I am writing to set the record straight and to appeal to those Rice students who are not afraid to seek the truth.

The coverage in the Nov. 17 issue of The Rice Thresher distorted a number of facts and left many out.

It is true that I called James Baker a war criminal. In fact, I personally indicted him as such as he sat in the front row of the auditorium.

He had not left, as the article implied.

I also told Mr. Baker and the rest of the audience that he was the person most directly responsible for the genocide in Croatia and Bosnia which the Serbs felt free to unleash after getting the green light from then-Secretary of State James Baker.

I was responding directly to the conference statements of "journalist" Georgie Anne Geyer, who had -- correctly -- described the genocide in Bosnia as the worst atrocities since the Nazis.

Geyer had said several times that people must have the political courage to tell the truth about the situation in Bosnia.

As she had earlier lied about the role of James Baker, I responded to her call for the truth by indicting Mr. Baker as a war criminal and by attempting to explain the charges.

The Serbian war of genocide against Bosnia was a continuation of the Serbian war of genocide against Croatia. That war began with full-scale assaults on Croatia and Slovenia, five days after James Baker spoke in Belgrade, Serbia (capital of former Yugoslavia).

There Baker gave the go-ahead in a public speech on June 21, 1991, stating, "The United States would like to help in whatever way we can in assisting Yugoslavia ... to preserve the unity of the country."
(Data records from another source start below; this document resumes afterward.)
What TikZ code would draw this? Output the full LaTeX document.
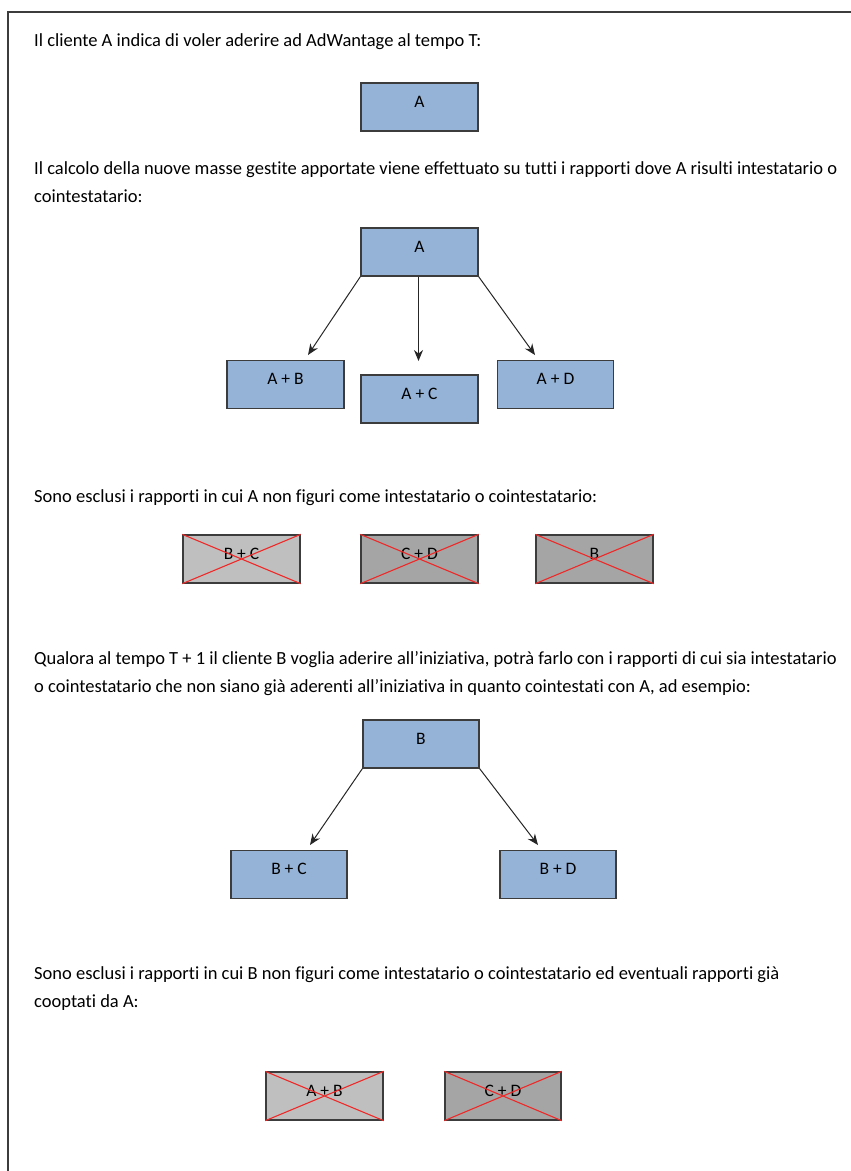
\documentclass[tikz,border=0pt]{standalone}
\usepackage{fontspec}
\setmainfont{Carlito}[Ligatures=NoCommon]
\usetikzlibrary{arrows.meta}
\definecolor{boxblue}{HTML}{95B3D7}
\definecolor{lgray}{HTML}{BFBFBF}
\definecolor{dgray}{HTML}{A5A5A5}
\definecolor{edge}{HTML}{3C3C3C}
\definecolor{xred}{HTML}{F02828}
\tikzset{
  txt/.style={anchor=base west, inner sep=0pt, font=\fontsize{18.5}{22}\selectfont},
  bx/.style={draw=edge, line width=1.3pt, rectangle, inner xsep=0pt, inner ysep=0pt,
    minimum width=117pt, text height=24pt, text depth=24pt,
    font=\fontsize{17.5}{20}\selectfont},
  bluebox/.style={bx, fill=boxblue},
  lbox/.style={bx, fill=lgray},
  dbox/.style={bx, fill=dgray},
  xline/.style={draw=xred, line width=1.1pt},
  arr/.style={draw=black!85, line width=1pt, -{Stealth[length=11pt,width=9pt]}},
}
\newcommand{\crossit}[1]{\draw[xline] (#1.north west) -- (#1.south east) (#1.south west) -- (#1.north east);}
\begin{document}
\begin{tikzpicture}[x=1pt,y=-1pt]
\useasboundingbox (0,0) rectangle (851,1171);
% frame
\draw[edge, line width=1.3pt] (8,1172) -- (8,12) -- (852,12);

\node[txt] (t1) at (34,46.5) {Il cliente A indica di voler aderire ad AdWantage al tempo T:};
\node[bluebox] (A1) at (419.5,107) {A};

\node[txt] (t2a) at (34,174) {Il calcolo della nuove masse gestite apportate viene effettuato su tutti i rapporti dove A risulti intestatario o};
\node[txt] (t2b) at (34,202) {cointestatario:};

\node[bluebox] (A2) at (419.5,252) {A};
\node[bluebox] (AB) at (285.5,384.5) {A + B};
\node[bluebox] (AC) at (419.5,399) {A + C};
\node[bluebox, minimum width=116pt] (AD) at (555.5,384.5) {A + D};
\coordinate (eAB) at (308,355);
\coordinate (eAC) at (418.5,361);
\coordinate (eAD) at (535,355);
\draw[arr] (A2.south west) -- (eAB);
\draw[arr] (A2.south -| eAC) -- (eAC);
\draw[arr] (A2.south east) -- (eAD);

\node[txt] (t3) at (34,502) {Sono esclusi i rapporti in cui A non figuri come intestatario o cointestatario:};
\node[lbox] (BC1) at (241.5,559) {B + C};
\node[dbox] (CD1) at (419.5,559) {C + D};
\node[dbox] (B1) at (594.5,559) {B};
\crossit{BC1}
\crossit{CD1}
\crossit{B1}

\node[txt] (t4a) at (34,664) {Qualora al tempo T + 1 il cliente B voglia aderire all’iniziativa, potrà farlo con i rapporti di cui sia intestatario};
\node[txt] (t4b) at (34,692) {o cointestatario che non siano già aderenti all’iniziativa in quanto cointestati con A, ad esempio:};

\node[bluebox, minimum width=116pt] (Bt) at (421,744) {B};
\node[bluebox, minimum width=116pt] (BC2) at (289,874.5) {B + C};
\node[bluebox, minimum width=116pt] (BD2) at (558,874.5) {B + D};
\coordinate (eBC) at (310,845);
\coordinate (eBD) at (538,845);
\draw[arr] (Bt.south west) -- (eBC);
\draw[arr] (Bt.south east) -- (eBD);

\node[txt] (t5a) at (34,979) {Sono esclusi i rapporti in cui B non figuri come intestatario o cointestatario ed eventuali rapporti già};
\node[txt] (t5b) at (34,1007) {cooptati da A:};

\node[lbox] (AB3) at (324.5,1096) {A + B};
\node[dbox, minimum width=116pt] (CD3) at (503,1096) {C + D};
\crossit{AB3}
\crossit{CD3}
\end{tikzpicture}
\end{document}
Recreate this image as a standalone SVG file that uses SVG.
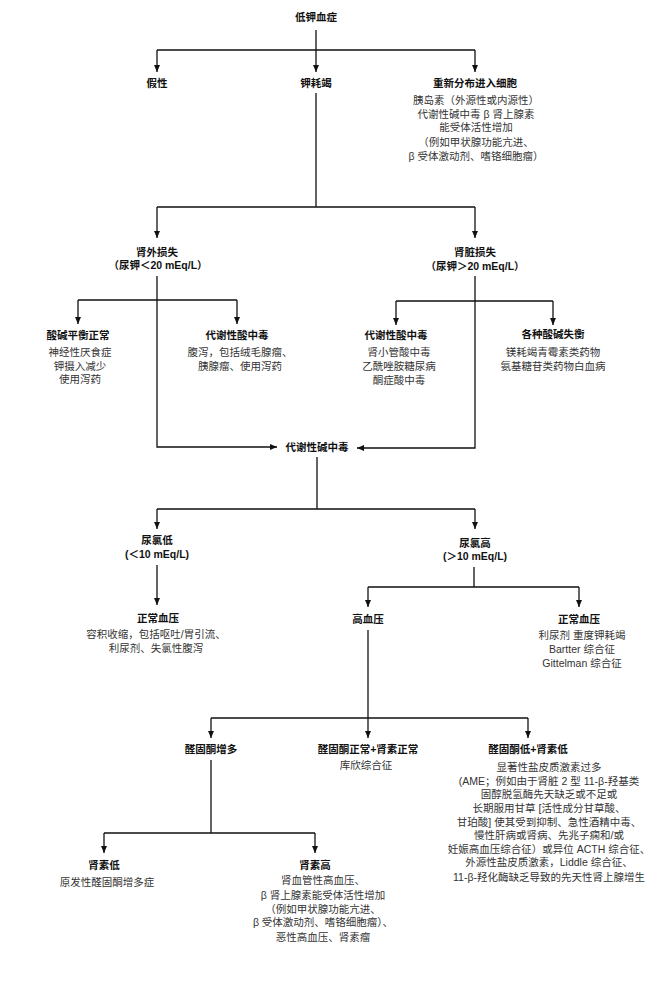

Baker also stated that the United States would not recognize the independence of either of the republics which would be declaring their independence from Yugoslavia.

The Nazi-like atrocities occurred in Bosnia and Croatia because the Nuremburg War Crimes Tribunal after World War II did not indict or convict the financial circles behind the scenes in England and the United States who brought the Nazis to power and who ensured that there was no effective opposition until it was almost too late.

We must not make the same mistake in the War Crimes Tribunal on the Balkans war.

Evelyn Lantz

Executive Intelligence Review

Correspondent

Editor's Note: According to our reporters at the conference, Baker had left Stude Hall approximately 20 minutes before Ms. Lantz's outburst. The Thresher stands by its story.


This item appeared in the Opinion section of the December 8, 1995 issue.